Phillies Nation: Is Ryan Howard untradeable?
John Mayberry (middle) is entering his first year of arbitration. Kyle Kendrick (right) is entering his last. (USA Today Images)
A few post-holiday Phillies thoughts:
There’s been much talk this offseason about the age of the Phillies' roster, and justifiably so. It’s a major concern. Older players are susceptible to breakdowns and when you start playing too many reserves, well, you finish in fourth place. Teammate Corey Seidman has dealt with the age topic extensively in recent days.
Another topic that’s gotten a lot of play: Ryan Howard. Some say the Phillies should trade him. Some say they should buy him out. Some say they should platoon him in 2014.
We’ve heard all the angles.
Let’s quickly weigh in on those ideas:
Buy him out
Howard is owed $85 million over the next three seasons. Write the check and let him go, right?
There are a lot of reasons this shouldn’t happen.
First, even a diminished Howard is an offensive power threat that the Phillies don’t have. Who takes his place?
Second, Howard averaged 44 homers and 133 RBIs the six seasons before he tore his Achilles tendon on the final swing of 2011 season. Sure, he’s older now, and the recovery from that injury and a subsequent knee injury adversely affected the next two seasons. But Howard appears healthy now. Physically, he looked good -- stronger and leaner -- when he visited with and worked out with teammates during the final weekend of the regular season in Atlanta. It’s crazy to even consider buying out Howard before he might play his first healthy season since 2011. Still, we hear it a lot.
This isn’t happening. Howard hasn’t played a full, healthy season since 2011. No team is going to give up talent and take on all or a significant portion of his salary until they have on-the-field proof that he is a healthy, dependable player again. If Howard is healthy, dependable and productive in 2014, the Phils might be able to deal him next offseason. Then again, if he’s HDP in 2014, the Phils might not want to deal him.
This is another talking point, and for good reason. Howard hit .173 against left-handed pitching the last two seasons and racked up a slew of strikeouts. At times, he looked lost against lefties, but that can happen when you don’t have your legs.
Platooning Howard is easy to consider, but difficult to implement. The Phillies need to get him hot early in the season. He needs to see lefties to improve against them. That’s not going to happen sitting.
Also, Howard is making $25 million. That dictates that he plays, that he gets time to work out his problems. Howard will get his days off -- at 34, he will need them -- and Ryne Sandberg would be smart to give them to him on days when the opposing team is pitching a tough lefty. But he can’t be platooned. With healthy legs and a strong base, he has to be given ample opportunity to get himself going. If his problems against lefties persist deep into the season, then maybe the topic gets revisited. But for now, the plan for Howard has to be play, play, play.
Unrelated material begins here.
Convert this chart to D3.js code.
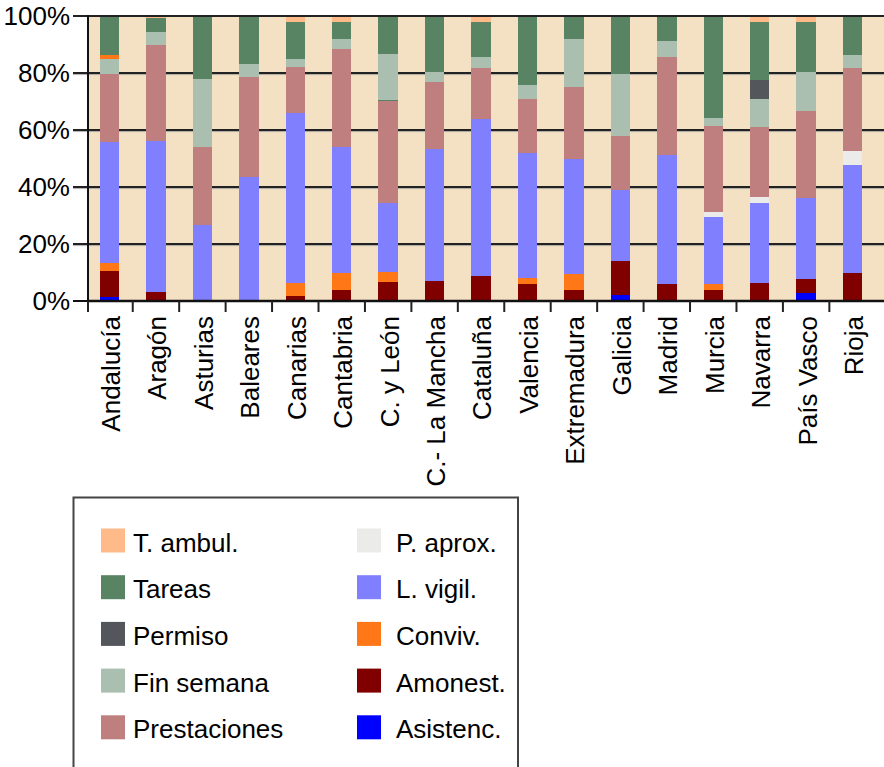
<!DOCTYPE html>
<html>
<head>
<meta charset="utf-8">
<script src="https://cdn.jsdelivr.net/npm/d3@7"></script>
<style>
  html, body { margin: 0; padding: 0; background: #ffffff; }
  svg { display: block; }
  text { font-family: "Liberation Sans", Arial, sans-serif; fill: #000; }
</style>
</head>
<body>
<svg id="chart" width="884" height="767"></svg>
<script>
// ---------- DATA ----------
const regions = ["Andalucía","Aragón","Asturias","Baleares","Canarias","Cantabria","C. y León","C.- La Mancha","Cataluña","Valencia","Extremadura","Galicia","Madrid","Murcia","Navarra","País Vasco","Rioja"];

const asistenc     = [1.5, 0,   0,    0,    0,    0,    0,    0,    0,    0,    0,    2.2,  0,    0,    0,    2.7,  0];
const amonest      = [9.1, 3.3, 0,    0,    1.6,  4.0,  6.8,  7.1,  8.9,  6.1,  4.0,  11.9, 6.1,  4.0,  6.4,  5.1,  9.9];
const conviv       = [2.8, 0,   0,    0,    4.6,  5.7,  3.5,  0,    0,    1.8,  5.3,  0,    0,    2.1,  0,    0,    0];
const lVigil       = [42.5,52.7,26.8, 43.6, 59.8, 44.4, 24.2, 46.3, 55.0, 43.9, 40.7, 25.0, 45.2, 23.5, 28.0, 28.5, 37.9];
const pAprox       = [0,   0,   0,    0,    0,    0,    0,    0,    0,    0,    0,    0,    0,    1.8,  2.1,  0,    4.9];
const prestaciones = [23.7,33.6,27.3, 35.0, 16.1, 34.3, 35.7, 23.5, 17.9, 19.2, 25.2, 18.8, 34.3, 30.1, 24.5, 30.4, 29.1];
const finSemana    = [5.3, 4.6, 23.8, 4.6,  2.8,  3.5,  16.1, 3.5,  3.9,  4.9,  16.8, 21.7, 5.6,  2.8,  9.8,  13.7, 4.6];
const permiso      = [0,   0,   0,    0,    0,    0,    0,    0,    0,    0,    0,    0,    0,    0,    6.7,  0,    0];
const tareas       = [13.7,4.8, 22.1, 16.8, 13.0, 6.0,  13.3, 19.6, 12.3, 24.2, 8.1,  20.3, 8.8,  35.7, 20.3, 17.5, 13.7];
const tAmbul       = [0,   0.6, 0,    0,    2.1,  2.1,  0,    0,    2.1,  0,    0,    0,    0,    0,    2.1,  2.1,  0];
// small out-of-order slivers seen in the original stacks
const convivUpper  = [1.4, 0,   0,    0,    0,    0,    0,    0,    0,    0,    0,    0,    0,    0,    0,    0,    0];
const tareasLow    = [0,   0.3, 0,    0,    0,    0,    0,    0,    0,    0,    0,    0,    0,    0,    0,    0,    0];
const tareasMid    = [0,   0,   0,    0,    0,    0,    0.4,  0,    0,    0,    0,    0,    0,    0,    0,    0,    0];

const yTicks = [0, 20, 40, 60, 80, 100];
const yTickLabels = ["0%","20%","40%","60%","80%","100%"];

const legendCol1 = ["T. ambul.","Tareas","Permiso","Fin semana","Prestaciones"];
const legendCol2 = ["P. aprox.","L. vigil.","Conviv.","Amonest.","Asistenc."];

// ---------- STYLE ----------
const colors = {
  "T. ambul.": "#FFBA8A",
  "Tareas": "#588464",
  "Permiso": "#53565A",
  "Fin semana": "#ABBFB0",
  "Prestaciones": "#BF7F7F",
  "P. aprox.": "#EBECEA",
  "L. vigil.": "#8080FF",
  "Conviv.": "#FF7716",
  "Amonest.": "#800000",
  "Asistenc.": "#0000FF"
};

// stacking layers, bottom to top: [id, series label (colour), values]
const layers = [
  ["asistenc", "Asistenc.", asistenc],
  ["amonest", "Amonest.", amonest],
  ["conviv", "Conviv.", conviv],
  ["lVigil", "L. vigil.", lVigil],
  ["tareasLow", "Tareas", tareasLow],
  ["pAprox", "P. aprox.", pAprox],
  ["prestaciones", "Prestaciones", prestaciones],
  ["tareasMid", "Tareas", tareasMid],
  ["finSemana", "Fin semana", finSemana],
  ["convivUpper", "Conviv.", convivUpper],
  ["permiso", "Permiso", permiso],
  ["tareas", "Tareas", tareas],
  ["tAmbul", "T. ambul.", tAmbul]
];

const table = regions.map((r, i) => {
  const row = { region: r };
  layers.forEach(([id, , vals]) => { row[id] = vals[i]; });
  return row;
});

// ---------- LAYOUT ----------
const svg = d3.select("#chart");
const plotLeft = 88, plotRight = 884, plotTop = 16, plotBottom = 301;
const fontSize = 26;

const x = d3.scaleBand().domain(regions).range([86.3, 875.8]).paddingInner(0).paddingOuter(0);
const y = d3.scaleLinear().domain([0, 100]).range([plotBottom, plotTop]);
const barW = 19.5;

// background
svg.append("rect")
  .attr("x", plotLeft).attr("y", plotTop)
  .attr("width", plotRight - plotLeft + 10).attr("height", plotBottom - plotTop)
  .attr("fill", "#F4E1C3");

// gridlines (with tick extension to the left)
const grid = svg.append("g");
grid.selectAll("line.g").data(yTicks.filter(t => t > 0 && t < 100)).enter().append("line")
  .attr("x1", 73).attr("x2", plotRight + 10)
  .attr("y1", d => y(d)).attr("y2", d => y(d))
  .attr("stroke", "#222").attr("stroke-width", 2);
grid.selectAll("line.s").data(yTicks.filter(t => t > 0 && t < 100)).enter().append("line")
  .attr("x1", 73).attr("x2", plotRight + 10)
  .attr("y1", d => y(d) + 1.6).attr("y2", d => y(d) + 1.6)
  .attr("stroke", "#9a9a9a").attr("stroke-width", 0.8);

// bars
const stack = d3.stack().keys(layers.map(l => l[0]));
const series = stack(table);
const bars = svg.append("g");
series.forEach((s, li) => {
  const col = colors[layers[li][1]];
  bars.selectAll(null).data(s.filter(d => d[1] - d[0] > 0)).enter().append("rect")
    .attr("x", d => x(d.data.region) + (x.bandwidth() - barW) / 2)
    .attr("width", barW)
    .attr("y", d => y(d[1]))
    .attr("height", d => y(d[0]) - y(d[1]))
    .attr("fill", col)
    .attr("shape-rendering", "crispEdges");
});

// top frame line (100%)
svg.append("line")
  .attr("x1", 73).attr("x2", plotRight + 10)
  .attr("y1", y(100)).attr("y2", y(100))
  .attr("stroke", "#222").attr("stroke-width", 2);

// y axis line
svg.append("line")
  .attr("x1", plotLeft).attr("x2", plotLeft)
  .attr("y1", plotTop - 1).attr("y2", plotBottom + 1)
  .attr("stroke", "#111").attr("stroke-width", 2);
// 0% tick
svg.append("line")
  .attr("x1", 73).attr("x2", plotLeft)
  .attr("y1", y(0)).attr("y2", y(0))
  .attr("stroke", "#111").attr("stroke-width", 2);

// x axis line
svg.append("line")
  .attr("x1", plotLeft).attr("x2", plotRight + 10)
  .attr("y1", plotBottom).attr("y2", plotBottom)
  .attr("stroke", "#111").attr("stroke-width", 2.5);

// x ticks at band left edges
svg.append("g").selectAll("line").data(regions).enter().append("line")
  .attr("x1", d => Math.max(plotLeft, x(d))).attr("x2", d => Math.max(plotLeft, x(d)))
  .attr("y1", plotBottom).attr("y2", plotBottom + 11)
  .attr("stroke", "#222").attr("stroke-width", 2);

// y tick labels
svg.append("g").selectAll("text").data(yTicks).enter().append("text")
  .attr("x", 70).attr("y", d => y(d))
  .attr("dy", "0.36em")
  .attr("text-anchor", "end")
  .style("font-size", fontSize + "px")
  .text((d, i) => yTickLabels[i]);

// x tick labels (rotated)
svg.append("g").selectAll("text").data(regions).enter().append("text")
  .attr("transform", d => `translate(${x(d) + x.bandwidth() / 2 + 1},316) rotate(-90)`)
  .attr("dy", "0.36em")
  .attr("text-anchor", "end")
  .style("font-size", fontSize + "px")
  .text(d => d);

// legend
const lg = svg.append("g");
lg.append("rect")
  .attr("x", 73.5).attr("y", 497.5)
  .attr("width", 444.5).attr("height", 300)
  .attr("fill", "#fff").attr("stroke", "#444").attr("stroke-width", 2);

const rowY = i => 528.5 + i * 46.7;
function legendColumn(items, sx, tx) {
  const g = lg.append("g");
  g.selectAll("rect").data(items).enter().append("rect")
    .attr("x", sx).attr("y", (d, i) => rowY(i))
    .attr("width", 24).attr("height", 24)
    .attr("fill", d => colors[d]);
  g.selectAll("text").data(items).enter().append("text")
    .attr("x", tx).attr("y", (d, i) => rowY(i) + 23)
    .style("font-size", fontSize + "px")
    .text(d => d);
}
legendColumn(legendCol1, 101, 133);
legendColumn(legendCol2, 357, 396);
</script>
</body>
</html>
• Monday will be an interesting day on the Phillies’ offseason calendar. Arbitration-eligible players must be tendered contracts by the club or they become free agents.
The Phillies have five of these players, pitchers Kyle Kendrick and Antonio Bastardo, infielder Kevin Frandsen, and outfielders Ben Revere and John Mayberry Jr.
General manager Ruben Amaro Jr. is on record as saying he will tender a contract to Kendrick. Frankly, the Phillies have to. Who’s going to pitch behind Cliff Lee, Cole Hamels and rotation hopeful Miguel Alfredo Gonzalez? Tendering Kendrick a contract does not preclude the team from trading him, but, for now, we see him remaining with the club, at least after Monday.
Ditto for Bastardo and Revere.
It’s not clear what will happen with Frandsen. The Phils could opt to tender him, or they could move forward with a cast of utility infielders that includes Freddy Galvis, Cesar Hernandez, Darin Ruf (for first base duty) and maybe non-roster candidate Reid Brignac.
Mayberry is another interesting call. Amaro indicated a few weeks ago that he would tender Mayberry a contract, but, frankly, that sounded like the GM Speak of a man who saw no value in tipping his hand. From this view, Mayberry is an uncertainty.
• The winter meetings begin in 10 days and the Phillies still have needs. In this era of instant communication between teams, executives hardly need the common site of the winter meetings to make deals. But the meetings still stand as a symbolic checkpoint of a team’s offseason progress.
So far, the Phillies have tapped the mid-level of the free agent market to sign rightfielder Marlon Byrd, and re-signed catcher Carlos Ruiz. They still need starting pitching depth and a reliever who can help in the seventh and eighth innings. The Phils had interest in Joe Smith, but he went off the board and signed with the Angels.
Amaro would still like to add another outfielder. He has mentioned that he would like to get more athletic in that area. It is no secret around baseball that Domonic Brown could be had -- in the right deal. The Phillies are not necessarily looking to move him, but they realize he might be their best chip.
Baseball sources say the Phillies have been very active in proposing trades. Hamels is an untouchable. So is Lee, but check back in July.
We’ll see if the Phils can get something done as the meetings approach.